The bus from Johor Baru to Kuala Lumpur recently crashed in Pagoh, Johor, in the wee hours of the morning.
And yet, despite the obvious need for passengers to be properly harnessed to their seats in this instance, at least, the authorities are saying that making seat belts mandatory in express buses is a matter still under discussion!
The worst fatal crash, however, happened in 2013 when 37 passengers died and 16 were injured on the way down from Genting Highlands.
In the first seven months alone following the Genting tragedy, there were 12 accidents causing 13 deaths and many injuries.
There was even a report by an independent advisory panel on the Genting Highlands crash with 51 recommendations made.

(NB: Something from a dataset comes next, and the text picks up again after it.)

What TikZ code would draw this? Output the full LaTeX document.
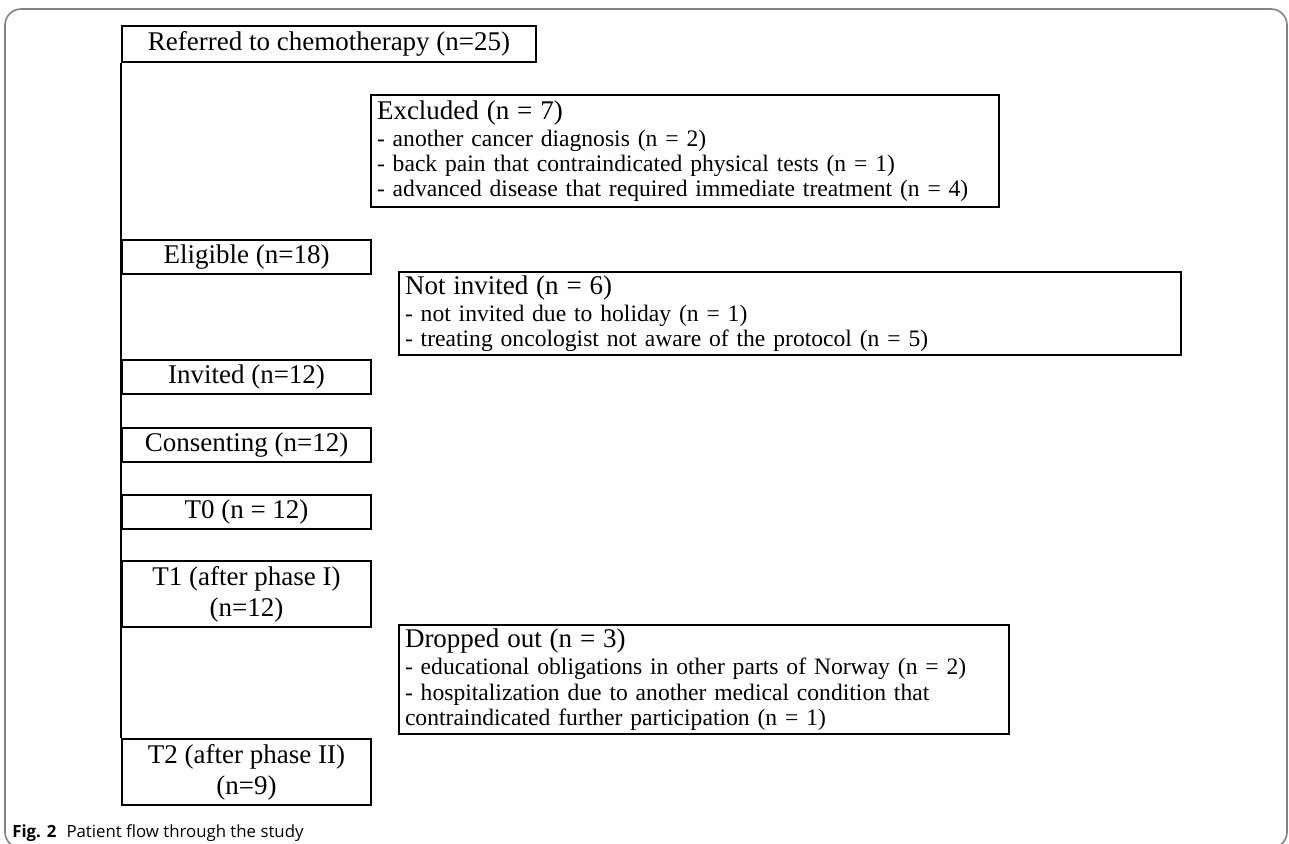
\documentclass[tikz,border=0pt]{standalone}
\usepackage{fontspec}
\setmainfont{Liberation Serif}
\newfontfamily\capfont{Open Sans}
\usetikzlibrary{positioning}
\definecolor{framegray}{RGB}{130,130,130}
\newcommand{\notetitle}[1]{{\fontsize{13.5}{15}\selectfont #1}}
\tikzset{
  stagebox/.style={draw, line width=1pt, anchor=north west, inner sep=0pt,
    minimum width=124.5pt, minimum height=17pt, align=center,
    font=\fontsize{13.5}{15.5}\selectfont},
  notebox/.style={draw, line width=1pt, inner xsep=3pt, inner ysep=1.8pt,
    align=left, font=\fontsize{11.8}{12.6}\selectfont}
}
\begin{document}
\begin{tikzpicture}[x=0.5pt,y=-0.5pt]
  \useasboundingbox (0,0) rectangle (1289,843);
  % panel border
  \draw[framegray, line width=0.8pt, rounded corners=8pt] (5,9) rectangle (1287,848);
  % main column
  \node[stagebox, minimum width=207pt, minimum height=18pt] (referred) at (121,25) {Referred to chemotherapy (n=25)};
  \node[notebox, anchor=north west, text width=308pt, minimum height=56pt] (excluded) at (370,94)
  {\notetitle{Excluded (n = 7)}\\[1pt]
   - another cancer diagnosis (n = 2)\\
   - back pain that contraindicated physical tests (n = 1)\\
   - advanced disease that required immediate treatment (n = 4)};
  \node[stagebox] (eligible) at (121,239) {Eligible (n=18)};
  \node[notebox, anchor=north west, text width=385pt] (notinvited) at (398,271)
  {\notetitle{Not invited (n = 6)}\\[1pt]
   - not invited due to holiday (n = 1)\\
   - treating oncologist not aware of the protocol (n = 5)};
  \node[stagebox] (invited) at (121,359) {Invited (n=12)};
  \node[stagebox] (consenting) at (121,427) {Consenting (n=12)};
  \node[stagebox] (tZero) at (121,494) {T0 (n = 12)};
  \node[stagebox, minimum height=33pt] (tOne) at (121,560) {T1 (after phase I)\\(n=12)};
  \node[notebox, anchor=south west, text width=299pt] (dropped) at (398,735)
  {\notetitle{Dropped out (n = 3)}\\[1pt]
   - educational obligations in other parts of Norway (n = 2)\\
   - hospitalization due to another medical condition that\\
   contraindicated further participation (n = 1)};
  \node[stagebox, minimum height=33pt] (tTwo) at (121,738) {T2 (after phase II)\\(n=9)};
  \draw[line width=1pt] (referred.south west) -- (tTwo.north west);
  % caption
  \node[anchor=west, inner sep=0pt, font=\capfont\fontsize{8.4}{10}\selectfont] (caption) at (12,833)
  {\textbf{Fig. 2}\hspace{0.6em}Patient flow through the study};
\end{tikzpicture}
\end{document}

Primary among them was the setting up of a National Transport Safety Board (NTSB) to “advise, investigate, analyse and report” to the transport minister.
Three years on and another major, needless catastrophe, the chairman of the Malaysian Institute of Road Safety is still urging that the NTSB be set up. Of course, the blasé attitude of those responsible, who can quite nonchalantly quip that seat belts are a matter still being discussed, makes the slow progress of implementing the recommendations of the report unsurprising.
As usual, after the event, the public is told that the operator has outstanding summonses.
The same was true with the Genting accident. The knee-jerk reaction is to suspend operations. A bit too late really. Innocent lives have been lost.
Why were the summonses not followed up immediately? Surely, if the Road Transport Department is on the ball, then because this involves public transportation, whatever transgression caused, the summons to be issued must be immediately rectified.
The Genting crash report identified systemic problems, including roads that do not conform to safety standards.
Of course, poor maintenance of the bus itself was a problem. Even then, to shut down the operator appeared to be a conundrum for the then acting transport minister. To be held to ransom on account of shortage of operators is dangerous when they are knowingly negligent.
Safety of passengers is paramount, which means operators must be held to account when things go wrong.
For example, who compensates the victims? Or are they compensated at all? Much is being said about developing a fully integrated, efficient public transport system for the country.
Are operators fully insured to bear liabilities? Or is it all being run on a shoestring budget by a small family operation out of their home or a miserable makeshift office?
Malaysia requires a radical mindset transformation, where standards are set in stone, especially where public safety is concerned.
Operating licences with uncompromising safety regulations are sorely needed, and where deaths caused by negligence is manslaughter.